** begin Records shown **

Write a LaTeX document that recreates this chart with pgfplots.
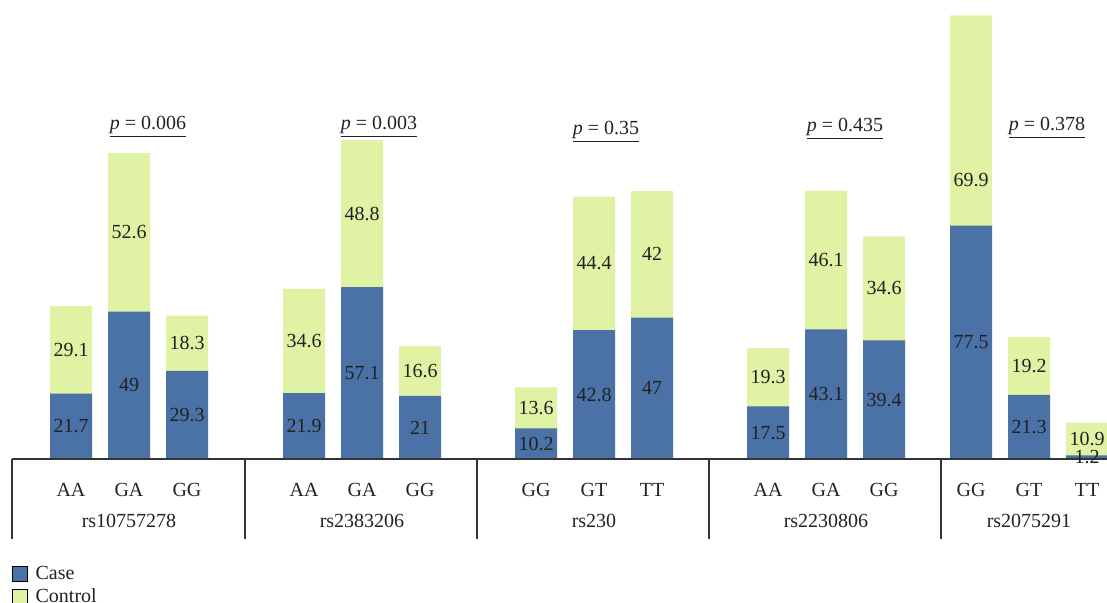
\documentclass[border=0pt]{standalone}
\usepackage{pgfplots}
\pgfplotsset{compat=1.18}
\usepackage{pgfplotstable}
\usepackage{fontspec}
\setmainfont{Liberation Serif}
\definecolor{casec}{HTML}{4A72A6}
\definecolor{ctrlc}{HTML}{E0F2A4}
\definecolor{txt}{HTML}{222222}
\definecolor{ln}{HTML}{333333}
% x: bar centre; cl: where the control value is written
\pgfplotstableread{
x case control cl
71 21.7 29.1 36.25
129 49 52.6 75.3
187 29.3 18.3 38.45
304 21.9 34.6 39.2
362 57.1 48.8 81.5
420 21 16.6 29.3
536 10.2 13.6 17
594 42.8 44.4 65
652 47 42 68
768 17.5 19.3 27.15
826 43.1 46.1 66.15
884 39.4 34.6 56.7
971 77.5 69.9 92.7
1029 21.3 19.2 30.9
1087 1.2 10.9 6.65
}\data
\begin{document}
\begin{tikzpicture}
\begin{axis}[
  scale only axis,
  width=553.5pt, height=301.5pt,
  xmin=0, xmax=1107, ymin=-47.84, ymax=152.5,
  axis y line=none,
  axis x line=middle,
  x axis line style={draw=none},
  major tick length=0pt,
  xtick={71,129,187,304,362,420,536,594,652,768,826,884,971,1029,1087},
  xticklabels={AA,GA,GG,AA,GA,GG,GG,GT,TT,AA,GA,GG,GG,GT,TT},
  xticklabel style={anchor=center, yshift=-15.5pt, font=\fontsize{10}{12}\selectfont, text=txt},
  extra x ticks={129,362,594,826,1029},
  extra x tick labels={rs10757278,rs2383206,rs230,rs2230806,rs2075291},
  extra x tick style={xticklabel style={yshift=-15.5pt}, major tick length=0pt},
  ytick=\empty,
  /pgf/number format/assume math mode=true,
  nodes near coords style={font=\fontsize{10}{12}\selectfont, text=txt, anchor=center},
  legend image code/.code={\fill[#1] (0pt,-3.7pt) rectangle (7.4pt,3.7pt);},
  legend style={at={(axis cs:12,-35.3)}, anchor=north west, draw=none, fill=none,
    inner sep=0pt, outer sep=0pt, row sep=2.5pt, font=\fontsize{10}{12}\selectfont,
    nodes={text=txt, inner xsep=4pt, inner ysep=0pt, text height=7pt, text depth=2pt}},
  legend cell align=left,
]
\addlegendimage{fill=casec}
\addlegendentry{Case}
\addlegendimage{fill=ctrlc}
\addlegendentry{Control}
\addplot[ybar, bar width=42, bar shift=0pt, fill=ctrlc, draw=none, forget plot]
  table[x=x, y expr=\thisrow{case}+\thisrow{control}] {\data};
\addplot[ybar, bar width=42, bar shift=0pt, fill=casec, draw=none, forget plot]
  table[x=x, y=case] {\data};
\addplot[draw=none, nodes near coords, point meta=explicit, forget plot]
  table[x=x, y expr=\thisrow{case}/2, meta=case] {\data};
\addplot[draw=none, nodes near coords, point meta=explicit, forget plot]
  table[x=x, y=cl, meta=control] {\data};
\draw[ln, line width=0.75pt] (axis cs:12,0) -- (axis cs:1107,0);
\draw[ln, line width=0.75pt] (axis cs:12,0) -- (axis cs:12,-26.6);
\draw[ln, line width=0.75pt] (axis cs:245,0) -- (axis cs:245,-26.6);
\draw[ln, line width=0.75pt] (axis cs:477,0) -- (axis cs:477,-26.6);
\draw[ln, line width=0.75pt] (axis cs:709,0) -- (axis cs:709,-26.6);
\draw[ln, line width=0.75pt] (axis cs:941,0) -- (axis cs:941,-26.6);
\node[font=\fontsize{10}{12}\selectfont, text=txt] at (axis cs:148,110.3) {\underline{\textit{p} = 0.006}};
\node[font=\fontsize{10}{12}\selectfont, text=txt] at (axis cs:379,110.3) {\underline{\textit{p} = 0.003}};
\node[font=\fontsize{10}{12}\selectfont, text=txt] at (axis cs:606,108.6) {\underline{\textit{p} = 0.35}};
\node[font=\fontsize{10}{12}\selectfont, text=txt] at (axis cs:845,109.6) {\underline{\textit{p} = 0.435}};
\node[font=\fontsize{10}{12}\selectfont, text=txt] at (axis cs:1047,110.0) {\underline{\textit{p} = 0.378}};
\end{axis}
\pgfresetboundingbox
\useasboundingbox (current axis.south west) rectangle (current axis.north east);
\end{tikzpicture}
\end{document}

** end Records shown **
** begin Records shown **

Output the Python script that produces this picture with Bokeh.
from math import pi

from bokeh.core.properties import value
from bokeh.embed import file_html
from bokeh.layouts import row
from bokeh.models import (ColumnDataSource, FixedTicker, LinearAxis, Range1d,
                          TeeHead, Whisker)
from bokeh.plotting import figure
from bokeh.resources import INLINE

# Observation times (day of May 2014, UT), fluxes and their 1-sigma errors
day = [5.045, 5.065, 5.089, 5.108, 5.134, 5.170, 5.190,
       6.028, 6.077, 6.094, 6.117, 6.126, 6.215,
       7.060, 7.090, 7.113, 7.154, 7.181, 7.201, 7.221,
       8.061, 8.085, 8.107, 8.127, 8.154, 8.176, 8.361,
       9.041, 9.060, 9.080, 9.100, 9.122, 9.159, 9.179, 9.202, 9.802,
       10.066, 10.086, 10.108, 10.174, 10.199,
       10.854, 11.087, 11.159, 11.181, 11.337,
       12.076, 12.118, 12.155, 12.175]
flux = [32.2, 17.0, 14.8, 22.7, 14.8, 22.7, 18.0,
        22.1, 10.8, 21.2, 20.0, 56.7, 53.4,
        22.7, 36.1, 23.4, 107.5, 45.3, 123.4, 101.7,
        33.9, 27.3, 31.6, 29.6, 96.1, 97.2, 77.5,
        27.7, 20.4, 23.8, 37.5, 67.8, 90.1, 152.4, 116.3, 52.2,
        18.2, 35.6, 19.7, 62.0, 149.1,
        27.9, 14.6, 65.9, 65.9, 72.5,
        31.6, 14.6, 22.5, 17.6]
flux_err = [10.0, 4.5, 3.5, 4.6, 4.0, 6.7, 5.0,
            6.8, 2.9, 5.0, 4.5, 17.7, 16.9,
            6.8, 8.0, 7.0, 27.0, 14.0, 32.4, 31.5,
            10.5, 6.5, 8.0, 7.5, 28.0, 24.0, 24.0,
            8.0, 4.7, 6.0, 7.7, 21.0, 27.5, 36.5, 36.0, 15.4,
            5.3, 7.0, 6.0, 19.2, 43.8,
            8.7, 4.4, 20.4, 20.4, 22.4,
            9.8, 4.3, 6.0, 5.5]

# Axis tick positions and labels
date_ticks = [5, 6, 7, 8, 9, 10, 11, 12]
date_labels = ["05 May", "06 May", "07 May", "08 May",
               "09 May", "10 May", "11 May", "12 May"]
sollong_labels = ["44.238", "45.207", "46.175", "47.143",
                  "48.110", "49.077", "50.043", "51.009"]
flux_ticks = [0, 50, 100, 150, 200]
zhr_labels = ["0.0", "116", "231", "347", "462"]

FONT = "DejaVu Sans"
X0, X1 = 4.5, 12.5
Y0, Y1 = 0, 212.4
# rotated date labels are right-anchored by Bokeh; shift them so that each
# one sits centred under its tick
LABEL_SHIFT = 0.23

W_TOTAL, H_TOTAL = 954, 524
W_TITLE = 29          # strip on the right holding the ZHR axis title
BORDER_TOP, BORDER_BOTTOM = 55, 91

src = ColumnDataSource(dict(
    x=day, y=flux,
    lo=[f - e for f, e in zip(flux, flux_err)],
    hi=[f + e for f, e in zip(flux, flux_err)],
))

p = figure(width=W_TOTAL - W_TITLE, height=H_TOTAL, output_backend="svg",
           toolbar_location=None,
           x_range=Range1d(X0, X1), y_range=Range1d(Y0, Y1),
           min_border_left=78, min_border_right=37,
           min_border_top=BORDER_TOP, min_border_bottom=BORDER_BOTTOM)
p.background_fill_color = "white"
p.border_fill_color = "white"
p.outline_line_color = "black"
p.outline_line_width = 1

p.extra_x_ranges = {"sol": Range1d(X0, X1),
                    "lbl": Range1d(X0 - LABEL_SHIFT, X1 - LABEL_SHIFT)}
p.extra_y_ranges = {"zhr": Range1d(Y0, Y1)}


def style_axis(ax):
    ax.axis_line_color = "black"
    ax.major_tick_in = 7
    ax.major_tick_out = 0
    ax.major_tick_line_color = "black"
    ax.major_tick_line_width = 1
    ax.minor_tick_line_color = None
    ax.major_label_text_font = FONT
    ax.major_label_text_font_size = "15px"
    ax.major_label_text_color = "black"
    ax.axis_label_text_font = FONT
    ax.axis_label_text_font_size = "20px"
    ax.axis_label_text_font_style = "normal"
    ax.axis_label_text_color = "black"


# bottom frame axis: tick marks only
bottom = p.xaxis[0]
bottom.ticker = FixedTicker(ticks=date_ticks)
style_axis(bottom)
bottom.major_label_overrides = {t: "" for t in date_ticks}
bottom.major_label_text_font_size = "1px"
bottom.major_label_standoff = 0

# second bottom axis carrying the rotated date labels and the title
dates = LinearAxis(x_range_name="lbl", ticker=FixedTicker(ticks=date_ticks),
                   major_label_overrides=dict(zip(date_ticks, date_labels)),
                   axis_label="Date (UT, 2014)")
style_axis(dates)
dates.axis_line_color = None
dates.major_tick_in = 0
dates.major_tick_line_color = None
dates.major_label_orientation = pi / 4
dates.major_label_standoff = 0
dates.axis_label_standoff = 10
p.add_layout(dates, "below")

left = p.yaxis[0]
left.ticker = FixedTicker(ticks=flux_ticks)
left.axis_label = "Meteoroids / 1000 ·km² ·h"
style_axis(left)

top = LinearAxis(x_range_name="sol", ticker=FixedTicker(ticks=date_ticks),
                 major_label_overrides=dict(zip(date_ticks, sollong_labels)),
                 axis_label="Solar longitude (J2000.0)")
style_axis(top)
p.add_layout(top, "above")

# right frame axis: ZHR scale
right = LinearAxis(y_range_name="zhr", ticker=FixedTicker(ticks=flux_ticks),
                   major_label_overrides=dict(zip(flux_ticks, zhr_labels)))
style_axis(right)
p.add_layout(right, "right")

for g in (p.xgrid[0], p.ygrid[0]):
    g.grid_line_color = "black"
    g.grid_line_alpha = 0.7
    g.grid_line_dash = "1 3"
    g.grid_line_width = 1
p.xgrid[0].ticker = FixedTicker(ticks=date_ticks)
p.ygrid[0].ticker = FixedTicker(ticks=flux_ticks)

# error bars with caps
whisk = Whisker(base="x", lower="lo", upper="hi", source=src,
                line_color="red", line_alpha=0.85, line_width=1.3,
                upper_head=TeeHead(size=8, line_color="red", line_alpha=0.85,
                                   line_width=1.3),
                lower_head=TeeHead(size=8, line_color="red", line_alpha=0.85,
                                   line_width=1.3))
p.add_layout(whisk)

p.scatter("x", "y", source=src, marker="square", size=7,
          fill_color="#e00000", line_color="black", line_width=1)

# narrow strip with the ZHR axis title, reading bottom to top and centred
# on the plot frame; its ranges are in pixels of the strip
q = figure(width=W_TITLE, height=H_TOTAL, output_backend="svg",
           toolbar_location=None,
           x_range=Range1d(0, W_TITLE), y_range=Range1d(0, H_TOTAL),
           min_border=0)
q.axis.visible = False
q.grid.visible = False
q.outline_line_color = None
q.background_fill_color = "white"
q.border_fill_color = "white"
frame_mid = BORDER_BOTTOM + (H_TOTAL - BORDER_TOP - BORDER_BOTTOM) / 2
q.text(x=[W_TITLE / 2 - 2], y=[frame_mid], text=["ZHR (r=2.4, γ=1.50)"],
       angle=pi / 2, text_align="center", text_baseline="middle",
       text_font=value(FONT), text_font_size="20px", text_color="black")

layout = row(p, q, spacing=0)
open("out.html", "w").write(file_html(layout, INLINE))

** end Records shown **
** begin Records shown **

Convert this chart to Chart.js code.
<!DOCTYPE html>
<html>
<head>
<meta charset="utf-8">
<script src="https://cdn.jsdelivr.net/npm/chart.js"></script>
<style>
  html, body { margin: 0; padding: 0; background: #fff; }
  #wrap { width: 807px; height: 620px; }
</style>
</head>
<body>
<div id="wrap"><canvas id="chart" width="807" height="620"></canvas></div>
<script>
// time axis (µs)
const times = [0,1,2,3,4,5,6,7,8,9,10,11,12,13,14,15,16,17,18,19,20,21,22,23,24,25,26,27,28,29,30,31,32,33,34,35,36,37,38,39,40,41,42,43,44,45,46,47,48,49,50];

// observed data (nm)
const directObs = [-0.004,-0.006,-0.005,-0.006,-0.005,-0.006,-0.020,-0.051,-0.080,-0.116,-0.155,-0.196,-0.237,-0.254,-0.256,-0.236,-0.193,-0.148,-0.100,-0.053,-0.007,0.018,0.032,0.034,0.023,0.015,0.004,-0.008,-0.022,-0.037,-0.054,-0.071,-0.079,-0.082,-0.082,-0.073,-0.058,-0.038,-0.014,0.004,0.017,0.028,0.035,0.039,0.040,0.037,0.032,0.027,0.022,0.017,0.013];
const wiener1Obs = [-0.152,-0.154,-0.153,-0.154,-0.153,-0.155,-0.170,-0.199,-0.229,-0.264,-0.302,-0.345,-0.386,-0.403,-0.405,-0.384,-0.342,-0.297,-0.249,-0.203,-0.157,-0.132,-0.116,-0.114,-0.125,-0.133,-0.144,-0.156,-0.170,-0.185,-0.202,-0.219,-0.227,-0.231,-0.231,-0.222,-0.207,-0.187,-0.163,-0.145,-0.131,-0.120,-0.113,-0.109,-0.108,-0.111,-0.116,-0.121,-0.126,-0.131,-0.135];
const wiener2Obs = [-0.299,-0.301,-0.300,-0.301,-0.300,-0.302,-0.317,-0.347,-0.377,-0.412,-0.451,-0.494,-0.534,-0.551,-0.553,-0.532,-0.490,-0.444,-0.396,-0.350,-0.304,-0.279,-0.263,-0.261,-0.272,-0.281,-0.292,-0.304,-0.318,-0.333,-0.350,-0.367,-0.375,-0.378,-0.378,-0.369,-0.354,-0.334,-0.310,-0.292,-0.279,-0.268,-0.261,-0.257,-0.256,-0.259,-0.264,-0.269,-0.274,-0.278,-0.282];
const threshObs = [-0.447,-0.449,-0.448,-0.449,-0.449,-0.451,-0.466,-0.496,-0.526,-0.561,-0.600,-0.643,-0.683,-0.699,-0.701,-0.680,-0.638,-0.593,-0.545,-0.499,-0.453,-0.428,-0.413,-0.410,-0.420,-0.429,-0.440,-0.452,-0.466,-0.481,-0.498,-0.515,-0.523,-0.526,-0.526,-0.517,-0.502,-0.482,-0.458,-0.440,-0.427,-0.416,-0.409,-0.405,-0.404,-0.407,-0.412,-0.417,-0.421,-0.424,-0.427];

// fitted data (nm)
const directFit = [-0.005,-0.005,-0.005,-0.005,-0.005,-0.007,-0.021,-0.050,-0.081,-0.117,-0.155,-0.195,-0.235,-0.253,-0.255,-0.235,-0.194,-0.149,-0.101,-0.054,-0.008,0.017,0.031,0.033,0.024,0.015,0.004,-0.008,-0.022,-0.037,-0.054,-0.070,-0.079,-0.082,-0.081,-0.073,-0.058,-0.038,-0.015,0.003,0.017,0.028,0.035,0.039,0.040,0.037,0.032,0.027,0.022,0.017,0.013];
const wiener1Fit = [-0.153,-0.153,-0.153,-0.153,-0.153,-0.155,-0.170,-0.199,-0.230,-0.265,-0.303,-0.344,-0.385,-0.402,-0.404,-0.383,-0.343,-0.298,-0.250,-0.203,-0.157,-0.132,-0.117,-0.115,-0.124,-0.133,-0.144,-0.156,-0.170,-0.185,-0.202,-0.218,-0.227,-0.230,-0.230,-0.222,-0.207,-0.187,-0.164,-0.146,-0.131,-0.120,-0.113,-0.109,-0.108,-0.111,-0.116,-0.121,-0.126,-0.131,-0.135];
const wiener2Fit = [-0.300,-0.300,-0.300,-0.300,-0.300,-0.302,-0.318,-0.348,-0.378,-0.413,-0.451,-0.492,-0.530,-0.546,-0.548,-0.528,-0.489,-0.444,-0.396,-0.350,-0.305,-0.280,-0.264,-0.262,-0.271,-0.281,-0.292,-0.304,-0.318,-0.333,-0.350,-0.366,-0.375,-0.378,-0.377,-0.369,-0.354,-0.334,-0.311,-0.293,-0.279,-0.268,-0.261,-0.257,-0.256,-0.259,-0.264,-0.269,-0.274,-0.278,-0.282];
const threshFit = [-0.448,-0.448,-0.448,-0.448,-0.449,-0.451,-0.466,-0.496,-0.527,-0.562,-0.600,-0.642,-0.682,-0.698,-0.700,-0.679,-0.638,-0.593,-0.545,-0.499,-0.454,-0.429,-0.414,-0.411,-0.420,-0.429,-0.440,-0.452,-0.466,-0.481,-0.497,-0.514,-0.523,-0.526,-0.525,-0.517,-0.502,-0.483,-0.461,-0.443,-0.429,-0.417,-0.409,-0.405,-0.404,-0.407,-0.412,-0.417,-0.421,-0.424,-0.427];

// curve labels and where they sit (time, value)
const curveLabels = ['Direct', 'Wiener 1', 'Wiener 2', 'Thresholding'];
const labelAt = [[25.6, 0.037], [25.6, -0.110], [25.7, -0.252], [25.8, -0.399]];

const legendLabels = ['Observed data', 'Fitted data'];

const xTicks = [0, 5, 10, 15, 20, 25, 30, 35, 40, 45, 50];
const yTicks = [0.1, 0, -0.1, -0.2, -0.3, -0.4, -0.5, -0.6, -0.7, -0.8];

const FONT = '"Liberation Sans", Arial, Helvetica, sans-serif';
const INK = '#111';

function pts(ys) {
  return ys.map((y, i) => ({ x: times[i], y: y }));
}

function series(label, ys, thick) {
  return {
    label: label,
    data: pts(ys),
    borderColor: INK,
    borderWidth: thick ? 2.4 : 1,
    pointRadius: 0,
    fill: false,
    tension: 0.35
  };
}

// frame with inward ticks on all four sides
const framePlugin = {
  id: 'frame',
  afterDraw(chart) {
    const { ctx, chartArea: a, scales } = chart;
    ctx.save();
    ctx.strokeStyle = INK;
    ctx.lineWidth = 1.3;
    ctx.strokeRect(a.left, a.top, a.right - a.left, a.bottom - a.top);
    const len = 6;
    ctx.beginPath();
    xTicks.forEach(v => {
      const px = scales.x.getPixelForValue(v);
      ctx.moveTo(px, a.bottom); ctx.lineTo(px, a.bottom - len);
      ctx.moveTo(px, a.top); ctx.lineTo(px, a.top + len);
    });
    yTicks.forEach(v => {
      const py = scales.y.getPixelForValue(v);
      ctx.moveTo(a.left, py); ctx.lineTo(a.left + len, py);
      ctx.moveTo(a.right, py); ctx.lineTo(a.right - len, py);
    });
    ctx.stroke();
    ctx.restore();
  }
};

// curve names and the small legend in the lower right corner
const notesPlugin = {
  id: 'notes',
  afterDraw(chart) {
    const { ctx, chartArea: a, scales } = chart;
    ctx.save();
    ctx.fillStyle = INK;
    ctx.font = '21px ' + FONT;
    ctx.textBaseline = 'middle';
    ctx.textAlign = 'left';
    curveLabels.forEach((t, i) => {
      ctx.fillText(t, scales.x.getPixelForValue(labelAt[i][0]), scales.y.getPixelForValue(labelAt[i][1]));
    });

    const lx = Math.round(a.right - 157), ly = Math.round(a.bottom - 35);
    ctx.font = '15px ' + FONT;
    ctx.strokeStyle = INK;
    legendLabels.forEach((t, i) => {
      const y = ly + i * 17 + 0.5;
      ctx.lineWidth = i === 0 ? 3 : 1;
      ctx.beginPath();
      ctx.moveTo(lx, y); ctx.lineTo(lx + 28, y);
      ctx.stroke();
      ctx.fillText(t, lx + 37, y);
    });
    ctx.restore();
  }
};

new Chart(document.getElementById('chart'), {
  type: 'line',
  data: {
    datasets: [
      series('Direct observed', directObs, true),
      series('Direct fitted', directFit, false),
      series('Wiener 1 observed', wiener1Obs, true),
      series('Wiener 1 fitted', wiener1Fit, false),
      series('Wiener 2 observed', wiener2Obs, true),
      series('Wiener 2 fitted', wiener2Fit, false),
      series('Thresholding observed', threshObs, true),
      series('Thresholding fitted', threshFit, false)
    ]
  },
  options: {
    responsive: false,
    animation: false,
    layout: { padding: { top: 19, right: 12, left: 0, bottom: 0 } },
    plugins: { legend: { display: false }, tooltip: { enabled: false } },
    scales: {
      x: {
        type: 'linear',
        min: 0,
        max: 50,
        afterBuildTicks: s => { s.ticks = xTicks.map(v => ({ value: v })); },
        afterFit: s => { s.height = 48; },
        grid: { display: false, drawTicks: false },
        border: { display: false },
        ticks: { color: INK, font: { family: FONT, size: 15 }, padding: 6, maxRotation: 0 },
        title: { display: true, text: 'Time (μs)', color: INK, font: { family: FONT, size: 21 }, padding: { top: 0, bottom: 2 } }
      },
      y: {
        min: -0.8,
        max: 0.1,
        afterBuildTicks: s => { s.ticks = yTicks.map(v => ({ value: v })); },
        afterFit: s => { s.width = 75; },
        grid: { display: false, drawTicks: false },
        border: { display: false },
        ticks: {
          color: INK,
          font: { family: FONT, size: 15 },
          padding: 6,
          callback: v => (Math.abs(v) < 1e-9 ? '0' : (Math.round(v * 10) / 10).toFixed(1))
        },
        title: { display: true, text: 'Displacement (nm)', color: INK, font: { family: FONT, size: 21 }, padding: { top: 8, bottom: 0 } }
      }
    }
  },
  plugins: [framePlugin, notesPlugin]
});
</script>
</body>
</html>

** end Records shown **

Instructions for the task:
Each line from the line with "Output the Python" to the line with "from bokeh.resources import INLINE" is to be echoed exactly; both boundary lines are included, and nothing else is to be output.

Reply:
Output the Python script that produces this picture with Bokeh.
from math import pi

from bokeh.core.properties import value
from bokeh.embed import file_html
from bokeh.layouts import row
from bokeh.models import (ColumnDataSource, FixedTicker, LinearAxis, Range1d,
                          TeeHead, Whisker)
from bokeh.plotting import figure
from bokeh.resources import INLINE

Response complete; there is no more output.